Even Famous Services Have Gone Down
"The server crashed," "The site went down" - you hear these phrases in the news all the time, but what's actually happening? Even the world's largest services can't avoid outages. And the causes are often surprisingly mundane.
Notable Service Outage Incidents
Facebook's 6-Hour Outage (October 2021)
Facebook, Instagram, and WhatsApp went completely offline for approximately 6 hours. The cause was a BGP configuration error. When a Facebook engineer modified routing settings, they accidentally withdrew all of the company's BGP routes.
As a result, Facebook's network "vanished" from the internet, and DNS name resolution also stopped working. Furthermore, since all internal tools were also hosted on Facebook's network, engineers lost the very means to access and fix the problem. Ultimately, they had to physically travel to the data center and manually restore the servers.
AWS Major Outage (February 2017)
Amazon Web Services' S3 (storage service) went down for approximately 4 hours, affecting numerous services including Netflix, Slack, and Trello. The cause was an engineer who mistyped a command during debugging, shutting down more servers than intended.
The ironic aspect of this outage was that AWS's own status page was hosted on S3, so they couldn't display outage information.

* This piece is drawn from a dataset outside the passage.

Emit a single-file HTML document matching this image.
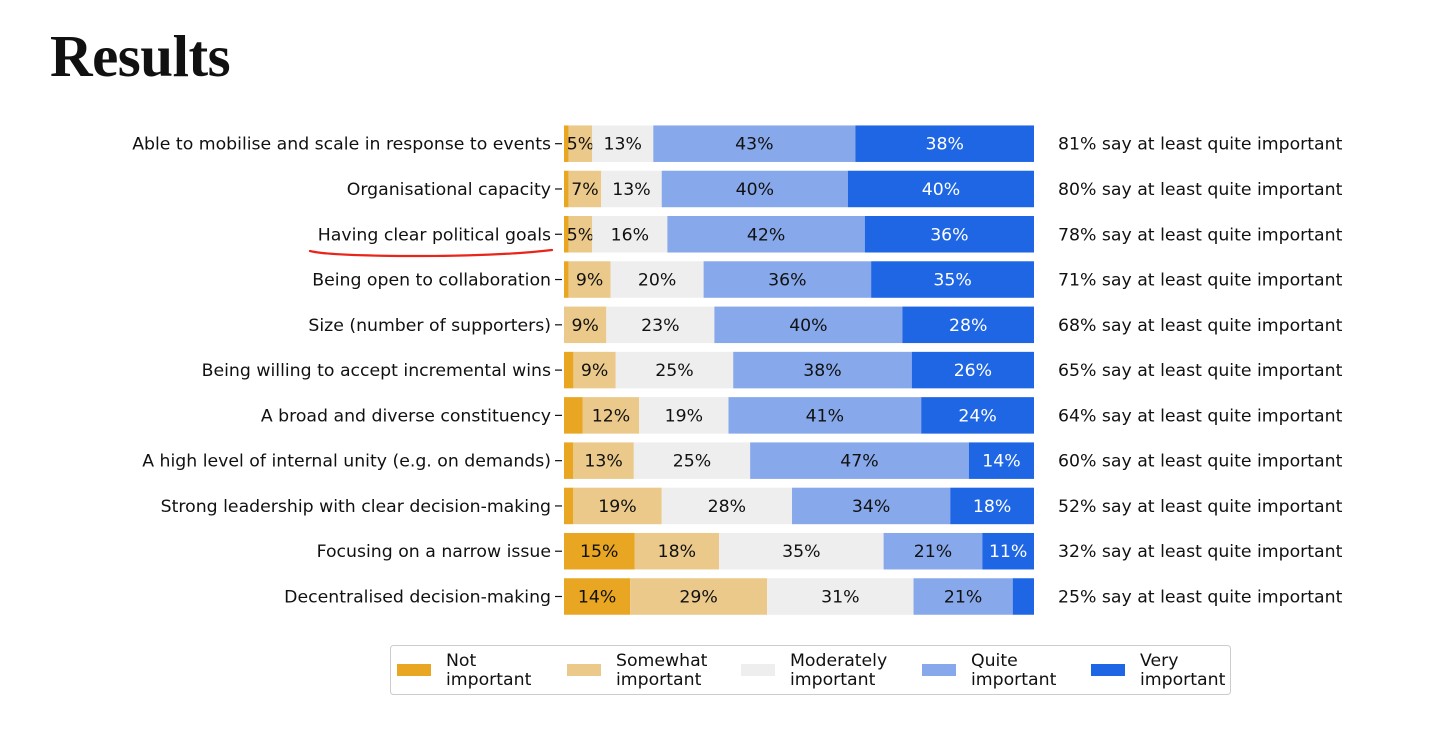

Cloudflare Outage (June 2022)
Cloudflare, a CDN service used by approximately 20% of the world's websites, experienced an outage affecting numerous services including Discord, Shopify, and Fitbit. The cause was a network configuration change that triggered an unexpected chain reaction.

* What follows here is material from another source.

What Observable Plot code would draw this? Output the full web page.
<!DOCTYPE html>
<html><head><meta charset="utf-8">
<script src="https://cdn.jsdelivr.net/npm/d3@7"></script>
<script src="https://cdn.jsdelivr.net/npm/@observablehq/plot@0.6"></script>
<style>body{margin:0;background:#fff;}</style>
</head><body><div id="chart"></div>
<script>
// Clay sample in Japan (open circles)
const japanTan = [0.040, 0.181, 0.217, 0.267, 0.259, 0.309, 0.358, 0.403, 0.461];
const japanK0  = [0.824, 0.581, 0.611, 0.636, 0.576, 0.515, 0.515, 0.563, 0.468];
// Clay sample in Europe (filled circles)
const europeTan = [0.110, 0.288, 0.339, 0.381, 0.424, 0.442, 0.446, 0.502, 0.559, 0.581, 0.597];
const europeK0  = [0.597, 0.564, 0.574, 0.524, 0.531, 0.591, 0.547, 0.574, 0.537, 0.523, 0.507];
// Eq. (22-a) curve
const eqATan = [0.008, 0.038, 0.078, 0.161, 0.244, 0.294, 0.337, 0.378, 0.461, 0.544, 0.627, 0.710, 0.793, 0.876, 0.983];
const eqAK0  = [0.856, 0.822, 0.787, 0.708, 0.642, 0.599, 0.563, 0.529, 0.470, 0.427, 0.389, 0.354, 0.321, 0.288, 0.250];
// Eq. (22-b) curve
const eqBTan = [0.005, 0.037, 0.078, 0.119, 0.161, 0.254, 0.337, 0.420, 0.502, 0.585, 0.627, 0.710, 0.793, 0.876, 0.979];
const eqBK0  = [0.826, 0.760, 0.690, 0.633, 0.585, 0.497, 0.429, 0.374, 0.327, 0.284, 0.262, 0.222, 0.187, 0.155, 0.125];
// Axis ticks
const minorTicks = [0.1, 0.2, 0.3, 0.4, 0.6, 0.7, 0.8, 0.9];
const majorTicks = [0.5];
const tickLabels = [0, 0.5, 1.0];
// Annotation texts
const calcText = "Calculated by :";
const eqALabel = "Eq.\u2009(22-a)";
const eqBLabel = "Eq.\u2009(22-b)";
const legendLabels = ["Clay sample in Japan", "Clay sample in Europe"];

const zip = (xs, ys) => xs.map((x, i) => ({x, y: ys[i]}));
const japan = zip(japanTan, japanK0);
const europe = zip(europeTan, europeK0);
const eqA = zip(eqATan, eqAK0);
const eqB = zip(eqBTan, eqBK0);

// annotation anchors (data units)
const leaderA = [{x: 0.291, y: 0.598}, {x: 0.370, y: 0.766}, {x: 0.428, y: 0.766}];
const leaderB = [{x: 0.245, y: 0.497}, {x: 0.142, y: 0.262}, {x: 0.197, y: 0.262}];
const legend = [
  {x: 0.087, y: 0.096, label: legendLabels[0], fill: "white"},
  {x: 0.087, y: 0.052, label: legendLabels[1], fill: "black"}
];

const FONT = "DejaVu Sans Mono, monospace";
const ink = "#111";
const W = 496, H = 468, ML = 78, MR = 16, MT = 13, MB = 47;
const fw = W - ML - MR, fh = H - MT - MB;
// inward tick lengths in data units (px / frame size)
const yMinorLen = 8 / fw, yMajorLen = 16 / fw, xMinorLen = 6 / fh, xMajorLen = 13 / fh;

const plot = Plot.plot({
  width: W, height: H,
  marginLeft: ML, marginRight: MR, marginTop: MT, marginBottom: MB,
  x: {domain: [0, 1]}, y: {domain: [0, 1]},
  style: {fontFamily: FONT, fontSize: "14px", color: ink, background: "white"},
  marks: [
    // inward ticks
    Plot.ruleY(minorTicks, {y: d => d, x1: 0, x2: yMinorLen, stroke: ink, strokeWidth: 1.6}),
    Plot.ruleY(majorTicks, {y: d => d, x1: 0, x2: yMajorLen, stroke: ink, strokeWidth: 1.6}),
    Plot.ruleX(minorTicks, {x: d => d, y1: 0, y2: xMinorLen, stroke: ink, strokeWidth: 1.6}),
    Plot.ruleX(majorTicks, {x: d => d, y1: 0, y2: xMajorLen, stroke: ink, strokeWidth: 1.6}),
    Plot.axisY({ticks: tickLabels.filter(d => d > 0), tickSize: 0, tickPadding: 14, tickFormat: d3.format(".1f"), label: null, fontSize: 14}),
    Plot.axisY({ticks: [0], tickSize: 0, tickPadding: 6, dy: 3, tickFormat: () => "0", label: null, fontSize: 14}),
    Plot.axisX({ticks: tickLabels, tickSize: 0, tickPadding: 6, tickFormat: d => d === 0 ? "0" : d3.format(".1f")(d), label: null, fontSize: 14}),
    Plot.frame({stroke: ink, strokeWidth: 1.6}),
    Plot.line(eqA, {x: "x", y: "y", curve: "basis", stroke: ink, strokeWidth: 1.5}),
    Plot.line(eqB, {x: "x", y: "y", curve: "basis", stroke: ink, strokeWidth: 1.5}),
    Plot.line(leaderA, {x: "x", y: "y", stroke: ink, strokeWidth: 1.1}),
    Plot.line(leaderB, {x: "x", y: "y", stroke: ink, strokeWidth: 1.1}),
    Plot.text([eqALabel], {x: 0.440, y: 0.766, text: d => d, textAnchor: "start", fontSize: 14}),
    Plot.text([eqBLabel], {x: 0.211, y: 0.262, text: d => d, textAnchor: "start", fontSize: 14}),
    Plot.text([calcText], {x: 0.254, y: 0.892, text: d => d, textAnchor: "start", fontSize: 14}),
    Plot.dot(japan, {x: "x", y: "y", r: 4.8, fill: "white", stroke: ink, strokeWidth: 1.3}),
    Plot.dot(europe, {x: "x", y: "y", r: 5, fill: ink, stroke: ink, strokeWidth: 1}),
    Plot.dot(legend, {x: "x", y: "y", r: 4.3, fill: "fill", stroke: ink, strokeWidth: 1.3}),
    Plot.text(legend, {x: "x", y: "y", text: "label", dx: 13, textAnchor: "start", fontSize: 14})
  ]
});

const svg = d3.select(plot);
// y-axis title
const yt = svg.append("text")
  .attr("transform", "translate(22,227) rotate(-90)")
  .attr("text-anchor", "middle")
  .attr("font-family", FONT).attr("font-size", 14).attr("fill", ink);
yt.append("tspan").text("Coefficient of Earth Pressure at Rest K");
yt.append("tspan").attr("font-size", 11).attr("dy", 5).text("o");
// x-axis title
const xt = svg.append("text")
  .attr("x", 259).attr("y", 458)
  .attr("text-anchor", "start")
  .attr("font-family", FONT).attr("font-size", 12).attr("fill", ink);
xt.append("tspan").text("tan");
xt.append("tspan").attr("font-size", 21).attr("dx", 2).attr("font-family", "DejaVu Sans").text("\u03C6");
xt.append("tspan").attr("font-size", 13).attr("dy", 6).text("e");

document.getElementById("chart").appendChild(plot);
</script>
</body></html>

Google's 47-Minute Total Service Outage (December 2020)
Nearly all Google services - Gmail, YouTube, Google Drive, Google Maps, and more - went down for approximately 47 minutes. The cause was the authentication system's storage running out of capacity. Every service requiring login was affected.
Main Reasons Websites Go Down
- Traffic spikes (overload): Access surges from popular ticket sales, sale launches, or breaking news exceed the server's processing capacity
- Configuration errors (human error): Outages caused by engineer mistakes are extremely common. Both the Facebook BGP incident and the AWS S3 incident were human errors
- Software bugs: Bugs included in updates are discovered in the production environment
- DDoS attacks: Attacks that intentionally flood servers with massive amounts of traffic to bring them down
- DNS failures: When DNS breaks, users can't access the site even though the server itself is functioning normally
- Certificate expiration: When an HTTPS certificate expires, browsers display warnings and block access
- Physical failures: Data center power outages, cooling system failures, undersea cable cuts
How to Check If a Site Is "Down"
When you can't access a site, there are ways to determine whether it's your connection or the site's problem.

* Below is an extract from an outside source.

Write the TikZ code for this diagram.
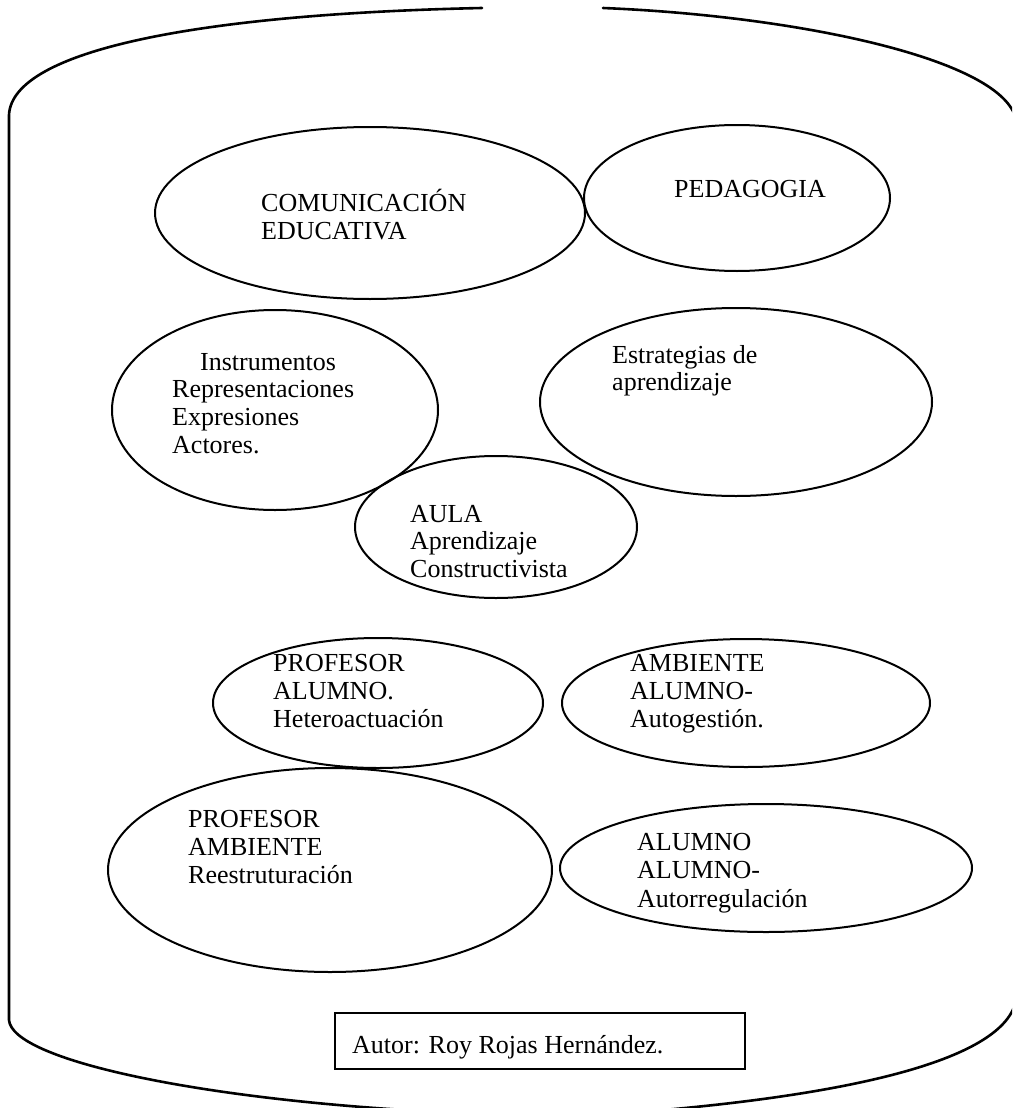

- Down Detector: A site that aggregates outage reports from users worldwide in real time
- isitdown.site: A site that checks whether a specified URL is accessible from various locations around the world
- IP Check-san: First verify that your own internet connection is working. If your IP address is displayed, your connection is fine
- Try from a different device or network: Try accessing via your smartphone's mobile data connection
Summary
Even the world's largest services can go down for hours due to a single configuration mistake. The causes of website outages range from traffic spikes and human error to DDoS attacks and DNS failures. Next time you can't access a site, first check your connection on IP Check-san, then check Down Detector for site-side outage information.